Lecture 3 - Demand and Supply

Course Information

  • Course Title: ECON10004: Introductory Microeconomics

  • Semester: 1, 2025

  • Instructor: Eik Swee

  • Department: Department of Economics, University of Melbourne

Markets Overview

  • Definition of a Market:

    • A marketplace where buyers and sellers trade a specific good or service.

    • Buyers represent the demand side, while sellers represent the supply side.

  • Decision to Transact:

    • Buyers and sellers make transactions by weighing Marginal Benefit (MB) against Marginal Cost (MC).

    • Trade occurs when MB is greater than or equal to MC for both parties.

Perfectly Competitive Markets

  • Characteristics:

    • Many buyers and sellers trading identical goods.

    • No product differentiation; competitive due to multiple sellers.

  • Market Power:

    • Individual sellers have no market power and are referred to as "price-takers."

  • Utilization:

    • Perfectly competitive markets serve as a useful benchmark for analyzing other market structures.

Demand

  • Demand Curve Definition:

    • A graphical representation of the quantity demanded at various prices.

  • Behavior of Demand:

    • As prices rise, the quantity demanded generally decreases.

    • The demand curve slopes downward due to inverse price relationship.

Market Demand Illustration

  • Example:

    • Price of ice-cream at $3.00 and $2.50 broken down into individual demands from buyers Catherine and Nicholas.

    • Aggregation of individual demand results in market demand, showcasing how demand can be totaled across different buyers.

Factors Influencing Demand

  • Price:

    • The price of the good itself is a primary factor influencing demand.

  • Income Changes:

    • Income influences demand for normal (positively related) and inferior goods (inversely related).

  • Other Factors:

    • The quality and price of alternative goods.

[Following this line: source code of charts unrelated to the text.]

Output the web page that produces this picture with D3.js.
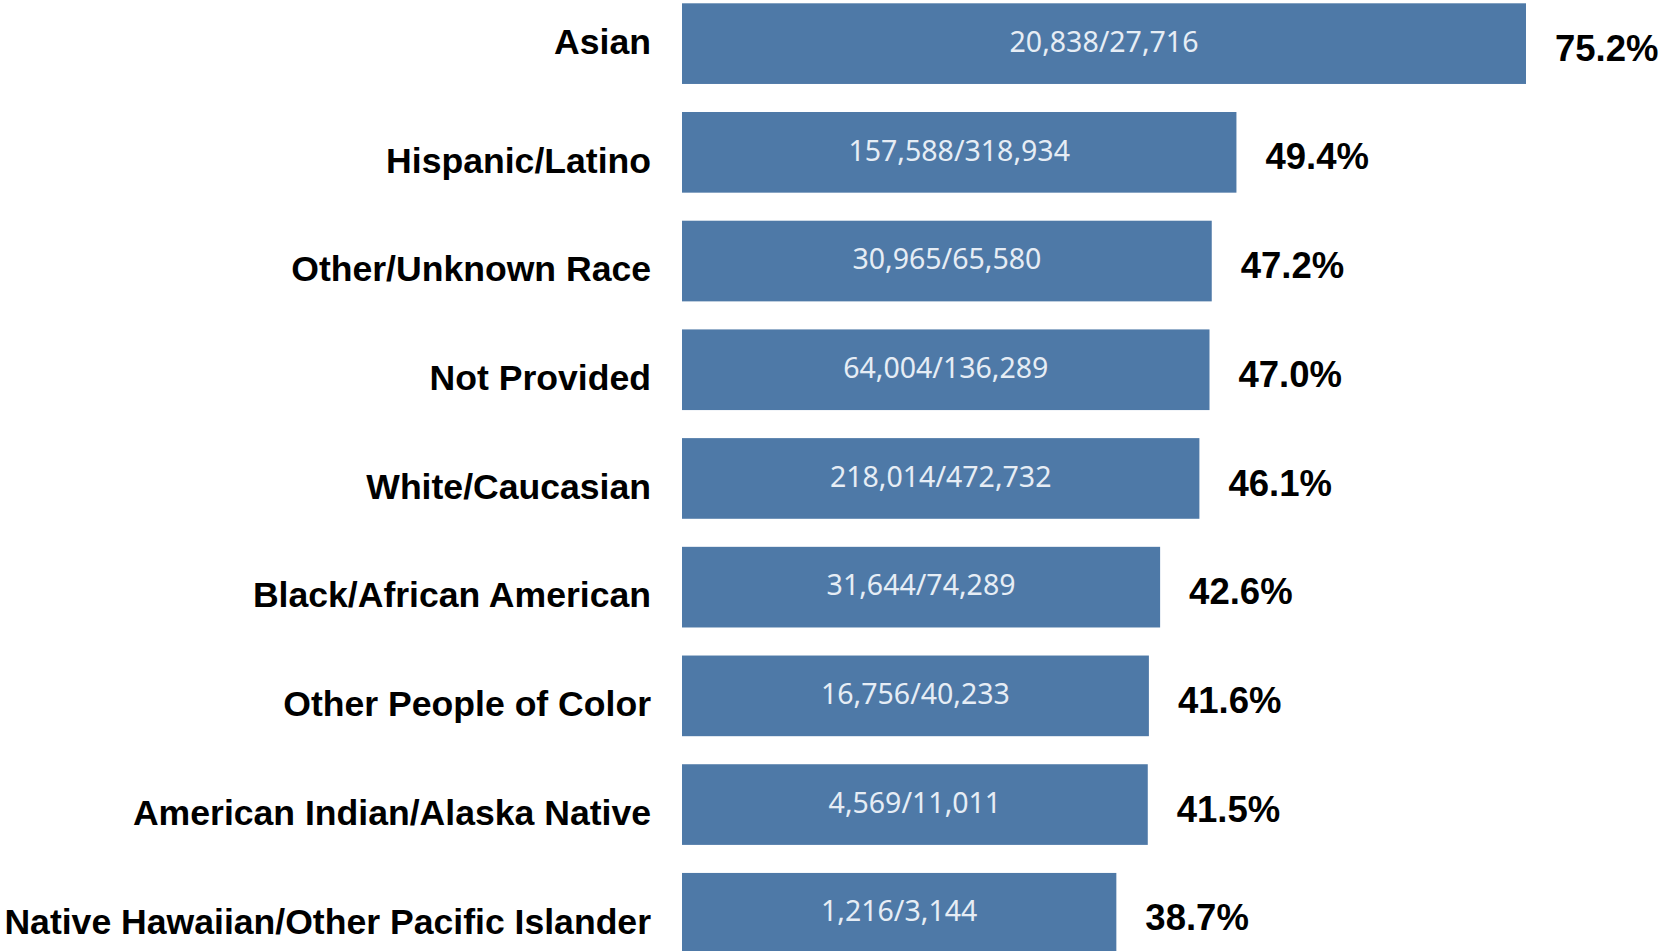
<!DOCTYPE html>
<html>
<head>
<meta charset="utf-8">
<script src="https://cdn.jsdelivr.net/npm/d3@7"></script>
<style>
    body { margin: 0; background: #fff; }
    svg { display: block; }
</style>
</head>
<body>
<div id="chart"></div>
<script>
// Categories, top to bottom
const categories = [
    "Asian",
    "Hispanic/Latino",
    "Other/Unknown Race",
    "Not Provided",
    "White/Caucasian",
    "Black/African American",
    "Other People of Color",
    "American Indian/Alaska Native",
    "Native Hawaiian/Other Pacific Islander"
];

// Counts shown inside the bars (numerator/denominator)
const numerators = [20838, 157588, 30965, 64004, 218014, 31644, 16756, 4569, 1216];
const denominators = [27716, 318934, 65580, 136289, 472732, 74289, 40233, 11011, 3144];

// Percent labels at the end of each bar
const percents = [75.2, 49.4, 47.2, 47.0, 46.1, 42.6, 41.6, 41.5, 38.7];

const data = categories.map((c, i) => ({
    category: c,
    num: numerators[i],
    den: denominators[i],
    pct: percents[i]
}));

function createBarChart(data) {
    const width = 1665;
    const height = 951;

    const svg = d3.select("#chart")
        .append("svg")
        .attr("width", width)
        .attr("height", height);

    // Scales
    const x = d3.scaleLinear()
        .domain([0, d3.max(data, d => d.pct)])
        .range([682, 1526]);

    const y = d3.scaleBand()
        .domain(categories)
        .range([3.3, 953.6])
        .paddingInner(0.258)
        .paddingOuter(0);

    const fmt = d3.format(",");

    // Bars
    svg.selectAll("rect.bar")
        .data(data)
        .enter()
        .append("rect")
        .attr("class", "bar")
        .attr("x", x(0))
        .attr("y", d => y(d.category))
        .attr("width", d => x(d.pct) - x(0))
        .attr("height", y.bandwidth())
        .attr("fill", "#4e79a7");

    // Counts inside bars
    svg.selectAll("text.count")
        .data(data)
        .enter()
        .append("text")
        .attr("class", "count")
        .attr("x", d => (x(0) + x(d.pct)) / 2)
        .attr("y", d => y(d.category) + y.bandwidth() / 2 - 2)
        .attr("dy", "0.357em")
        .attr("text-anchor", "middle")
        .attr("font-family", "'Noto Sans', 'Open Sans', sans-serif")
        .attr("font-size", "28.5px")
        .attr("fill", "#e6edf5")
        .text(d => `${fmt(d.num)}/${fmt(d.den)}`);

    // Percent labels to the right of bars
    svg.selectAll("text.pct")
        .data(data)
        .enter()
        .append("text")
        .attr("class", "pct")
        .attr("x", d => x(d.pct) + 29)
        .attr("y", d => y(d.category) + y.bandwidth() / 2 + 4)
        .attr("dy", "0.358em")
        .attr("font-family", "'Liberation Sans', Arial, sans-serif")
        .attr("font-weight", "bold")
        .attr("font-size", "36.5px")
        .attr("fill", "#000")
        .text(d => `${d.pct.toFixed(1)}%`);

    // Category labels (top row sits a bit higher, against the edge)
    svg.selectAll("text.cat")
        .data(data)
        .enter()
        .append("text")
        .attr("class", "cat")
        .attr("x", 651)
        .attr("y", (d, i) => y(d.category) + y.bandwidth() / 2 + (i === 0 ? -2 : 7.5))
        .attr("dy", "0.358em")
        .attr("text-anchor", "end")
        .attr("font-family", "'Liberation Sans', Arial, sans-serif")
        .attr("font-weight", "bold")
        .attr("font-size", "35.6px")
        .attr("fill", "#000")
        .text(d => d.category);
}

createBarChart(data);
</script>
</body>
</html>
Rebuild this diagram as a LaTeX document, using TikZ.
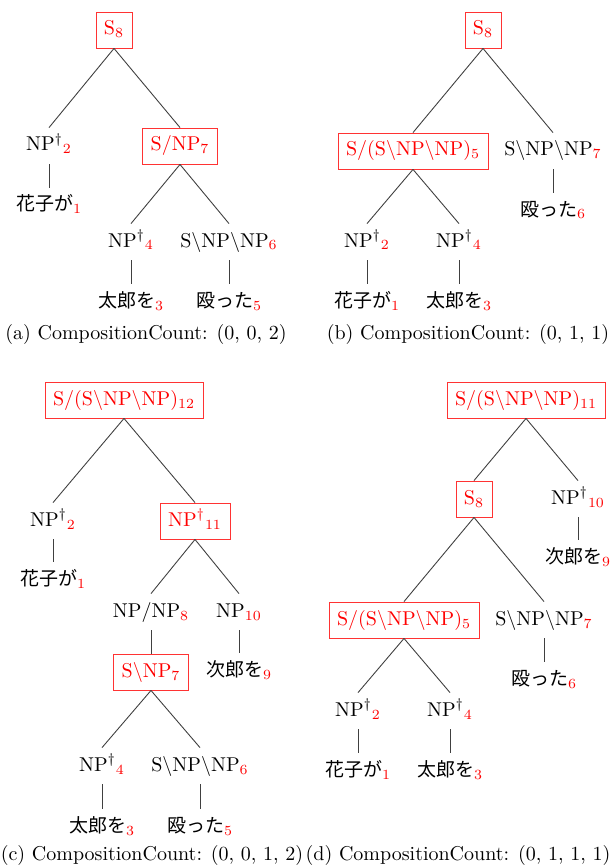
\documentclass[tikz,border=0pt]{standalone}
\usepackage{fontspec}
\newfontfamily\jpfont{Noto Sans CJK JP}[Scale=0.95]
\newcommand\rsub[1]{$_{\textcolor{red}{#1}}$}
\newcommand\npdag{NP$^{\dagger}{}$}
\newcommand\bsl{$\backslash$}
\begin{document}
\begin{tikzpicture}[x=0.5pt,y=-0.5pt,
  nd/.style={inner sep=4pt, text height=7.5pt, text depth=2.5pt},
  bx/.style={nd, draw=red!80, line width=0.45pt, text=red},
  jp/.style={nd, font=\jpfont},
  ed/.style={draw=black!75, line width=0.45pt},
  captxt/.style={inner sep=0pt}]
\useasboundingbox (0,0) rectangle (611,866);
% ---------------- (a)
\node[bx] (a0) at (114,30) {S\rsub{8}};
\node[nd] (a1) at (49,146) {\npdag\rsub{2}};
\node[jp] (a2) at (49,206) {花子が\rsub{1}};
\node[bx] (a3) at (180,146) {S/NP\rsub{7}};
\node[nd] (a4) at (131,242) {\npdag\rsub{4}};
\node[jp] (a5) at (131,302) {太郎を\rsub{3}};
\node[nd] (a6) at (229,242) {S\bsl NP\bsl NP\rsub{6}};
\node[jp] (a7) at (229,302) {殴った\rsub{5}};
\node[captxt] (ac) at (146,334) {(a) CompositionCount: (0, 0, 2)};
\draw[ed] (a0.south) -- (a1.north);
\draw[ed] (a0.south) -- (a3.north);
\draw[ed] (a1.south) -- (a2.north);
\draw[ed] (a3.south) -- (a4.north);
\draw[ed] (a3.south) -- (a6.north);
\draw[ed] (a4.south) -- (a5.north);
\draw[ed] (a6.south) -- (a7.north);
% ---------------- (b)
\node[bx] (b0) at (483,30) {S\rsub{8}};
\node[bx] (b1) at (413,151) {S/(S\bsl NP\bsl NP)\rsub{5}};
\node[nd] (b2) at (553,151) {S\bsl NP\bsl NP\rsub{7}};
\node[jp] (b3) at (553,211) {殴った\rsub{6}};
\node[nd] (b4) at (367,242) {\npdag\rsub{2}};
\node[jp] (b5) at (367,302) {花子が\rsub{1}};
\node[nd] (b6) at (459,242) {\npdag\rsub{4}};
\node[jp] (b7) at (459,302) {太郎を\rsub{3}};
\node[captxt] (bc) at (468,334) {(b) CompositionCount: (0, 1, 1)};
\draw[ed] (b0.south) -- (b1.north);
\draw[ed] (b0.south) -- (b2.north);
\draw[ed] (b2.south) -- (b3.north);
\draw[ed] (b1.south) -- (b4.north);
\draw[ed] (b1.south) -- (b6.north);
\draw[ed] (b4.south) -- (b5.north);
\draw[ed] (b6.south) -- (b7.north);
% ---------------- (c)
\node[bx] (c0) at (124,400) {S/(S\bsl NP\bsl NP)\rsub{12}};
\node[nd] (c1) at (53,521) {\npdag\rsub{2}};
\node[jp] (c2) at (53,580) {花子が\rsub{1}};
\node[bx] (c3) at (195,521) {\npdag\rsub{11}};
\node[nd] (c4) at (151,612) {NP/NP\rsub{8}};
\node[bx] (c5) at (151,672) {S\bsl NP\rsub{7}};
\node[nd] (c6) at (102,766) {\npdag\rsub{4}};
\node[jp] (c7) at (102,827) {太郎を\rsub{3}};
\node[nd] (c8) at (200,766) {S\bsl NP\bsl NP\rsub{6}};
\node[jp] (c9) at (200,827) {殴った\rsub{5}};
\node[nd] (c10) at (239,612) {NP\rsub{10}};
\node[jp] (c11) at (239,671) {次郎を\rsub{9}};
\node[captxt] (cc) at (152,855) {(c) CompositionCount: (0, 0, 1, 2)};
\draw[ed] (c0.south) -- (c1.north);
\draw[ed] (c0.south) -- (c3.north);
\draw[ed] (c1.south) -- (c2.north);
\draw[ed] (c3.south) -- (c4.north);
\draw[ed] (c3.south) -- (c10.north);
\draw[ed] (c4.south) -- (c5.north);
\draw[ed] (c10.south) -- (c11.north);
\draw[ed] (c5.south) -- (c6.north);
\draw[ed] (c5.south) -- (c8.north);
\draw[ed] (c6.south) -- (c7.north);
\draw[ed] (c8.south) -- (c9.north);
% ---------------- (d)
\node[bx] (d0) at (526,400) {S/(S\bsl NP\bsl NP)\rsub{11}};
\node[bx] (d1) at (474,499) {S\rsub{8}};
\node[nd] (d2) at (578,499) {\npdag\rsub{10}};
\node[jp] (d3) at (578,558) {次郎を\rsub{9}};
\node[bx] (d4) at (404,620) {S/(S\bsl NP\bsl NP)\rsub{5}};
\node[nd] (d5) at (544,620) {S\bsl NP\bsl NP\rsub{7}};
\node[jp] (d6) at (544,680) {殴った\rsub{6}};
\node[nd] (d7) at (358,711) {\npdag\rsub{2}};
\node[jp] (d8) at (358,771) {花子が\rsub{1}};
\node[nd] (d9) at (450,711) {\npdag\rsub{4}};
\node[jp] (d10) at (450,771) {太郎を\rsub{3}};
\node[captxt] (dc) at (458,855) {(d) CompositionCount: (0, 1, 1, 1)};
\draw[ed] (d0.south) -- (d1.north);
\draw[ed] (d0.south) -- (d2.north);
\draw[ed] (d2.south) -- (d3.north);
\draw[ed] (d1.south) -- (d4.north);
\draw[ed] (d1.south) -- (d5.north);
\draw[ed] (d5.south) -- (d6.north);
\draw[ed] (d4.south) -- (d7.north);
\draw[ed] (d4.south) -- (d9.north);
\draw[ed] (d7.south) -- (d8.north);
\draw[ed] (d9.south) -- (d10.north);
\end{tikzpicture}
\end{document}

    • Consumer tastes and preferences.

Law of Demand

  • Inverse Relationship:

    • Quantity demanded decreases as price increases, holding other factors constant.

  • Demand Curve Movement:

    • Price changes lead to movements along the demand curve.

Other Determinants of Demand

  • Price of Other Goods:

    • Substitutes: A rise in the price of one increases demand for the other.

    • Complements: A rise in the price of one decreases demand for the other.

  • Additional Factors:

    • Consumer tastes, opportunity costs, price expectations, and the number of buyers can shift the demand curve.

Supply

  • Market Supply Definition:

    • Summation of supplies from all sellers in the market.

  • Factors Influencing Supply:

    • Price and technology are among several influencing factors.

Law of Supply

  • Positive Relationship:

    • Quantity supplied increases with an increase in price, ceteris paribus.

  • Supply Curve Movement:

    • Price changes result in movements along the supply curve.

Other Determinants of Supply

  • Factors Shifting the Supply Curve:

    • Technology advancements;

    • Changes in input prices;

    • Price expectations.

Market Equilibrium

  • Definition:

    • A state where demand equals supply, resulting in a balance.

  • Trade Clearance:

    • Market clears when buyers and sellers reach an acceptable price and quantity.

  • Graphical Representation:

    • Equilibrium is visually depicted at the intersection of demand and supply curves.

Algebraic Equilibrium Example

  • Demand and Supply Functions:

    • Given: QD = 120 - 20P, QS = 20P.

  • Purpose:

    • Solve for equilibrium price (P*) and quantity (Q*) using the equation QD = QS.